Firstly, note that while our sample size of around 55 participants is larger than the average usually seen in many psycholinguistic studies (around 30, e.g., DeLong et al., 2005), the demographic characteristics of the participants are not evenly distributed across all sentences. For instance, participants who are native Spanish speakers and also have knowledge of a second language constitute 50% of the sample. Hence, removing them would reduce the average number of participants per sentence to approximately 25. This reduction would affect the variability of responses, and subsequently, the entropy measure. However, measures such as cloze probability or surprisal might be less impacted. The reduction in sample size could also have a more significant effect on sentences with medium and lower constraints.

Secondly, it should be acknowledged that this corpus was primarily evaluated by young students from Mexico. Thus, caution should be taken when extrapolating these responses to other populations with differing demographic characteristics, such as children or illiterate individuals.

Thirdly, although the expected negative correlation between reaction times and cloze probability values was observed, it should be highlighted that these measures were obtained using a variety of devices such as mobile phones, tablets, and computers. This is a factor that should be taken into account when interpreting the results. Nevertheless, measuring reaction times with JavaScript carries certain limitations because the time needed to process an event depends on factors like the participant's computer, the browser they are using, and other tasks the computer is executing at the time. However, response time measurements in jsPsych and in general web-based HTML/JavaScript have been found to be comparable to standard lab software like MATLAB's Psychophysics Toolbox and E-Prime (de Leeuw & Motz, 2016; Hilbig, 2016).

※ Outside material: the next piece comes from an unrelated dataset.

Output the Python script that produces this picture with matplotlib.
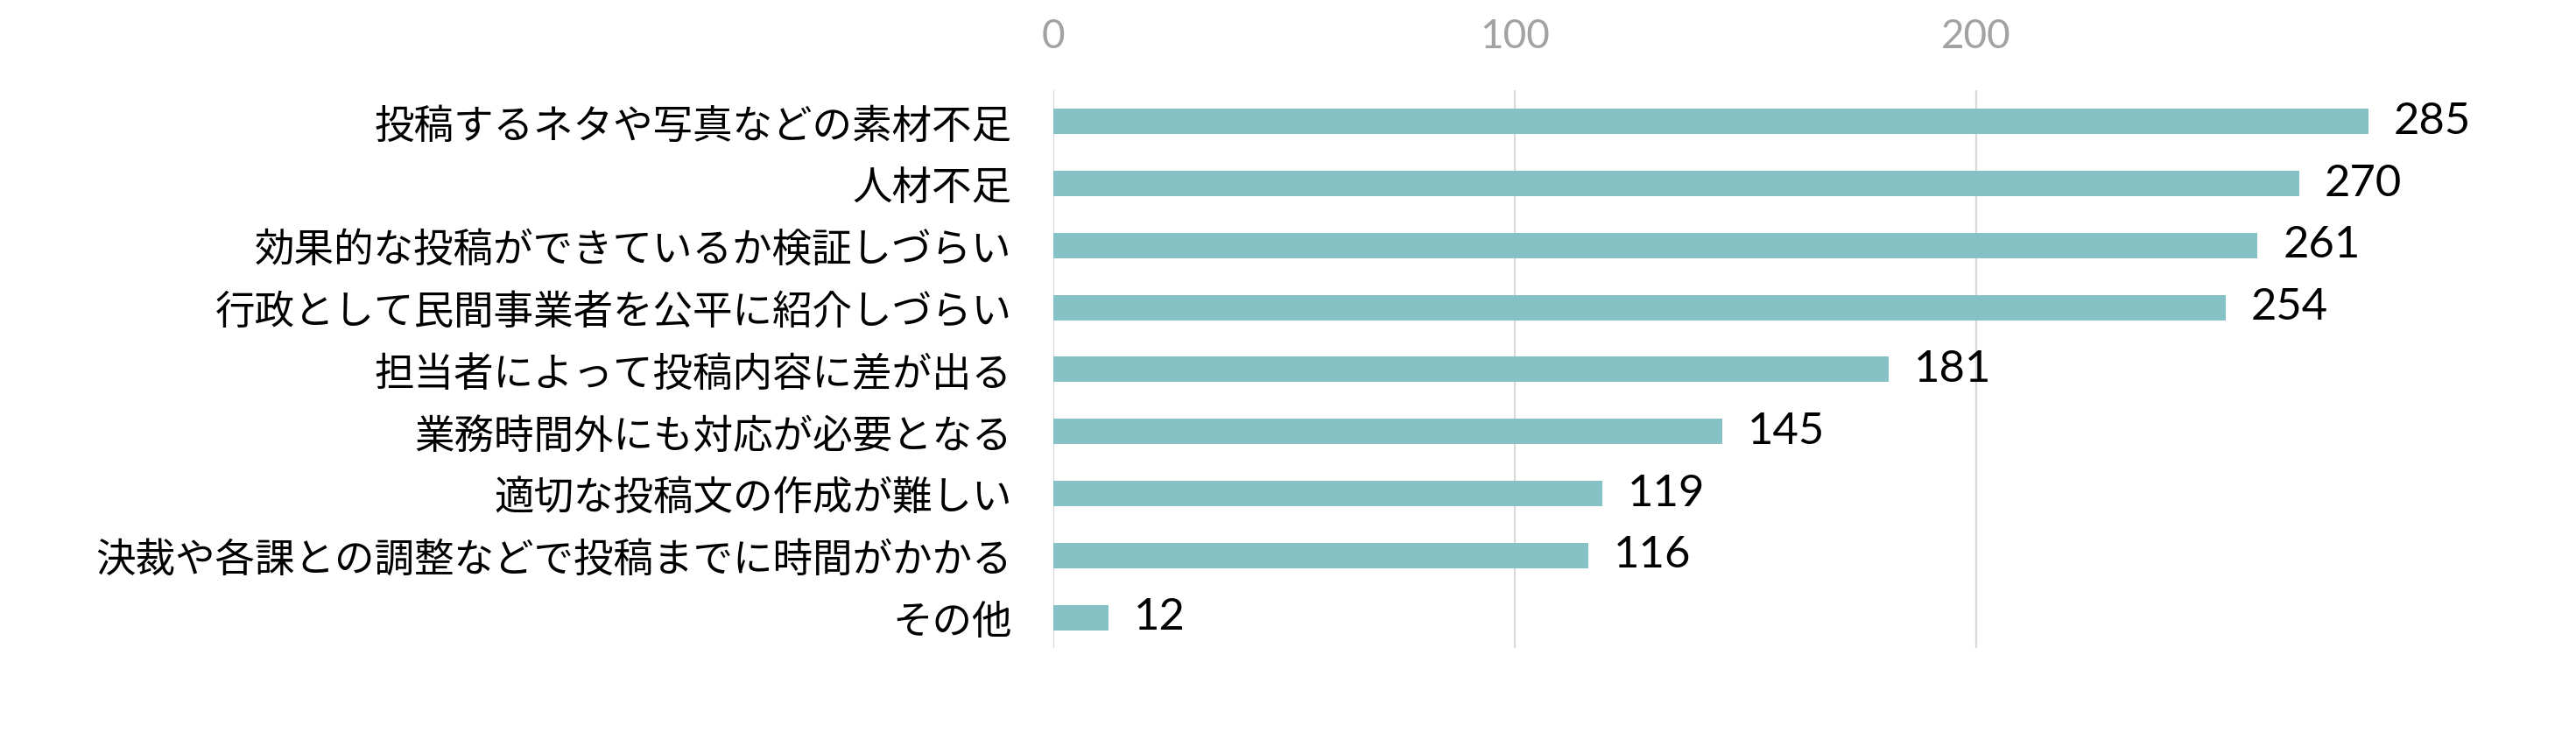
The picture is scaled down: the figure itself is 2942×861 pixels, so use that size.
import matplotlib
matplotlib.use("Agg")
import matplotlib.pyplot as plt

categories = [
    "投稿するネタや写真などの素材不足",
    "人材不足",
    "効果的な投稿ができているか検証しづらい",
    "行政として民間事業者を公平に紹介しづらい",
    "担当者によって投稿内容に差が出る",
    "業務時間外にも対応が必要となる",
    "適切な投稿文の作成が難しい",
    "決裁や各課との調整などで投稿までに時間がかかる",
    "その他",
]
values = [285, 270, 261, 254, 181, 145, 119, 116, 12]
xticks = [0, 100, 200]

plt.rcParams['font.family'] = ['Noto Sans CJK JP', 'DejaVu Sans']

fig = plt.figure(figsize=(29.42, 8.61), dpi=100)
ax = fig.add_axes([0.4089, 0.140, 0.9194 - 0.4089, 0.8798 - 0.140])

ypos = list(range(len(categories)))
ax.barh(ypos, values, height=0.41, color="#86C1C6", zorder=3)

ax.set_ylim(len(categories) - 0.5, -0.5)
ax.set_xlim(0, 285)

ax.set_yticks(ypos)
ax.set_yticklabels(categories, fontsize=32.8, color="black")
ax.tick_params(axis='y', length=0, pad=34)

ax.set_xticks(xticks)
ax.set_xticklabels([str(t) for t in xticks], fontsize=33, color="#A2A2A2",
                   family=['Lato', 'DejaVu Sans'])
ax.xaxis.tick_top()
ax.tick_params(axis='x', length=0, pad=29)

ax.grid(axis='x', color="#D9D9D9", linewidth=1.6, zorder=0)
for s in ax.spines.values():
    s.set_visible(False)

for y, v in zip(ypos, values):
    ax.text(v + 5.5, y, str(v), va='center', ha='left', fontsize=36.5,
            family=['Lato', 'DejaVu Sans'], color="black", clip_on=False)

fig.savefig("out.png", dpi=100, facecolor="white")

Recent evaluations have gauged the precision of reaction time measurements across different packages for running online experiments (such as jsPsych, PsychoPy, Testable, Lab.js, Gorilla), operating systems (like Ubuntu, macOS, Windows 10), and browsers (such as Chrome, Firefox) (Bridges et al., 2020). While these online experimental packages did not perform as well as their lab-based counterparts, the results were still surprisingly good. Pertinently for this study, the reaction times measured using jsPsych had a variability of 5 to 10 ms (standard deviation) across the different operating systems and browsers (Bridges et al., 2020). Moreover, the use of longer reaction times (as in this experiment, given the time needed to write the complete word) helps to mitigate the variability caused by computer hardware and software in between-subjects designs (de Leeuw, 2015).

Conclusions

The research presented here provides sentence-completion norms for Mexican Spanish, comprising of 2925 sentence contexts, each evaluated by around 55 adults. This comprehensive resource has been made available for researchers in several fields, including psycholinguistics, cognitive semantics, and computational linguistics, and is designed to aid in the selection of experimental stimuli. The norms offer a wide range of cloze probability, surprisal, and entropy values, which indicate the degree of sentence constraint. Additionally, the sentence contexts were characterized based on syntactic complexity and word morphology. The results demonstrated that the constraint measures were highly correlated, and sentence constraint was found to modulate reaction times and the number of valid and invalid responses. Interestingly, demographic variables were found to influence reaction times but not sentence constraint. Importantly, the norms can be used to support further research in diverse areas and contexts and can be adapted to specific research questions, thereby expanding our understanding of language processing and other related fields. As such, this work provides a scaffold towards more nuanced and comprehensive studies in the future.